[CHALLENGE]
Give back the full listing, character for character, with no pictures.
● ● ● ●
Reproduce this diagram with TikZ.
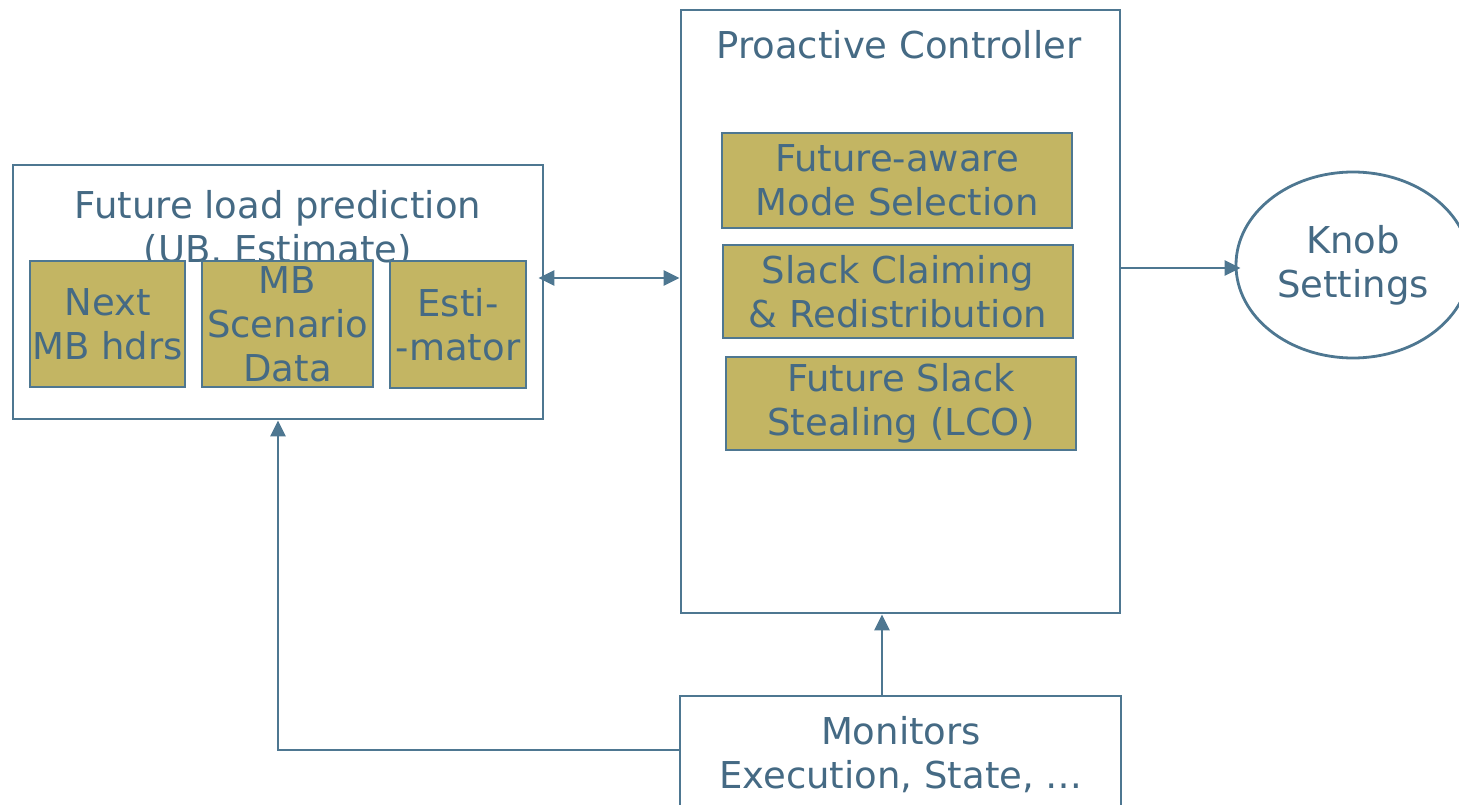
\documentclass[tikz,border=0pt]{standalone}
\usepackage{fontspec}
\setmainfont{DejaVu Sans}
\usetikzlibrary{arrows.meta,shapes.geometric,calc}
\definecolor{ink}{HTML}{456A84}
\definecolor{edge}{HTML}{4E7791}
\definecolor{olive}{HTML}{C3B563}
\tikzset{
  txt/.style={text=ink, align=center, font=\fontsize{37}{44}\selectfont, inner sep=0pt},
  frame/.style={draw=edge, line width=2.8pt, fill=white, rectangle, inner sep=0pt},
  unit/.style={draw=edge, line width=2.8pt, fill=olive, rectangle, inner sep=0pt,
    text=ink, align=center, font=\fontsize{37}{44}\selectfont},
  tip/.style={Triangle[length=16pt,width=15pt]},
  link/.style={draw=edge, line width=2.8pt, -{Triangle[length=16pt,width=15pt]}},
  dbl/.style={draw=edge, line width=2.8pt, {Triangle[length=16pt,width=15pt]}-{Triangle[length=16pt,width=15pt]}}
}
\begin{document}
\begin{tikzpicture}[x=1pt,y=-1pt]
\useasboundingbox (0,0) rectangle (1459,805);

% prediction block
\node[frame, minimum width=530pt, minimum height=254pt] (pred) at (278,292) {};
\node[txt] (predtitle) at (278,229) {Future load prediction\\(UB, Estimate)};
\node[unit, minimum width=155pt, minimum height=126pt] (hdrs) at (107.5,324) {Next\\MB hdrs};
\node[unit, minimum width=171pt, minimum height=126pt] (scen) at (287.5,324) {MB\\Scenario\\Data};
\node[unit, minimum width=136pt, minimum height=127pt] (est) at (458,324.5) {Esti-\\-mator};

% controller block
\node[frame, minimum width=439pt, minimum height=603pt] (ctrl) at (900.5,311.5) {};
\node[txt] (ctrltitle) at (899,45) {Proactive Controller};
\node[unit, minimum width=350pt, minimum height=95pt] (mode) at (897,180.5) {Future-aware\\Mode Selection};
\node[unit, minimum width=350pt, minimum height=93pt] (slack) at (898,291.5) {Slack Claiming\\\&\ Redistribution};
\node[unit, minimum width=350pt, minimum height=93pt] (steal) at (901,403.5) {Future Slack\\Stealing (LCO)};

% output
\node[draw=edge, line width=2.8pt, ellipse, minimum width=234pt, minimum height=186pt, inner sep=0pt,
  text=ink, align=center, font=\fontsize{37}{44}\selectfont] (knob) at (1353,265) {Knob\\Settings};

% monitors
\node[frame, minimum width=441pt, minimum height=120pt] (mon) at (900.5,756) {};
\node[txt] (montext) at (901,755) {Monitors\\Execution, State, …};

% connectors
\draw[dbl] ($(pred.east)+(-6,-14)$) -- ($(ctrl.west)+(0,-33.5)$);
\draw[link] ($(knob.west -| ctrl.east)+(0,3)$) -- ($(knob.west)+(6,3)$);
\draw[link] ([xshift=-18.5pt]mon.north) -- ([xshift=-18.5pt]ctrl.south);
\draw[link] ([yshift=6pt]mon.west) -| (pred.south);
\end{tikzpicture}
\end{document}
● ● ● ●
[SOLUTION FOR THIS TASK]
Reproduce this diagram with TikZ.
\documentclass[tikz,border=0pt]{standalone}
\usepackage{fontspec}
\setmainfont{DejaVu Sans}
\usetikzlibrary{arrows.meta,shapes.geometric,calc}
\definecolor{ink}{HTML}{456A84}
\definecolor{edge}{HTML}{4E7791}
\definecolor{olive}{HTML}{C3B563}
\tikzset{
  txt/.style={text=ink, align=center, font=\fontsize{37}{44}\selectfont, inner sep=0pt},
  frame/.style={draw=edge, line width=2.8pt, fill=white, rectangle, inner sep=0pt},
  unit/.style={draw=edge, line width=2.8pt, fill=olive, rectangle, inner sep=0pt,
    text=ink, align=center, font=\fontsize{37}{44}\selectfont},
  tip/.style={Triangle[length=16pt,width=15pt]},
  link/.style={draw=edge, line width=2.8pt, -{Triangle[length=16pt,width=15pt]}},
  dbl/.style={draw=edge, line width=2.8pt, {Triangle[length=16pt,width=15pt]}-{Triangle[length=16pt,width=15pt]}}
}
\begin{document}
\begin{tikzpicture}[x=1pt,y=-1pt]
\useasboundingbox (0,0) rectangle (1459,805);

% prediction block
\node[frame, minimum width=530pt, minimum height=254pt] (pred) at (278,292) {};
\node[txt] (predtitle) at (278,229) {Future load prediction\\(UB, Estimate)};
\node[unit, minimum width=155pt, minimum height=126pt] (hdrs) at (107.5,324) {Next\\MB hdrs};
\node[unit, minimum width=171pt, minimum height=126pt] (scen) at (287.5,324) {MB\\Scenario\\Data};
\node[unit, minimum width=136pt, minimum height=127pt] (est) at (458,324.5) {Esti-\\-mator};

% controller block
\node[frame, minimum width=439pt, minimum height=603pt] (ctrl) at (900.5,311.5) {};
\node[txt] (ctrltitle) at (899,45) {Proactive Controller};
\node[unit, minimum width=350pt, minimum height=95pt] (mode) at (897,180.5) {Future-aware\\Mode Selection};
\node[unit, minimum width=350pt, minimum height=93pt] (slack) at (898,291.5) {Slack Claiming\\\&\ Redistribution};
\node[unit, minimum width=350pt, minimum height=93pt] (steal) at (901,403.5) {Future Slack\\Stealing (LCO)};

% output
\node[draw=edge, line width=2.8pt, ellipse, minimum width=234pt, minimum height=186pt, inner sep=0pt,
  text=ink, align=center, font=\fontsize{37}{44}\selectfont] (knob) at (1353,265) {Knob\\Settings};

% monitors
\node[frame, minimum width=441pt, minimum height=120pt] (mon) at (900.5,756) {};
\node[txt] (montext) at (901,755) {Monitors\\Execution, State, …};

% connectors
\draw[dbl] ($(pred.east)+(-6,-14)$) -- ($(ctrl.west)+(0,-33.5)$);
\draw[link] ($(knob.west -| ctrl.east)+(0,3)$) -- ($(knob.west)+(6,3)$);
\draw[link] ([xshift=-18.5pt]mon.north) -- ([xshift=-18.5pt]ctrl.south);
\draw[link] ([yshift=6pt]mon.west) -| (pred.south);
\end{tikzpicture}
\end{document}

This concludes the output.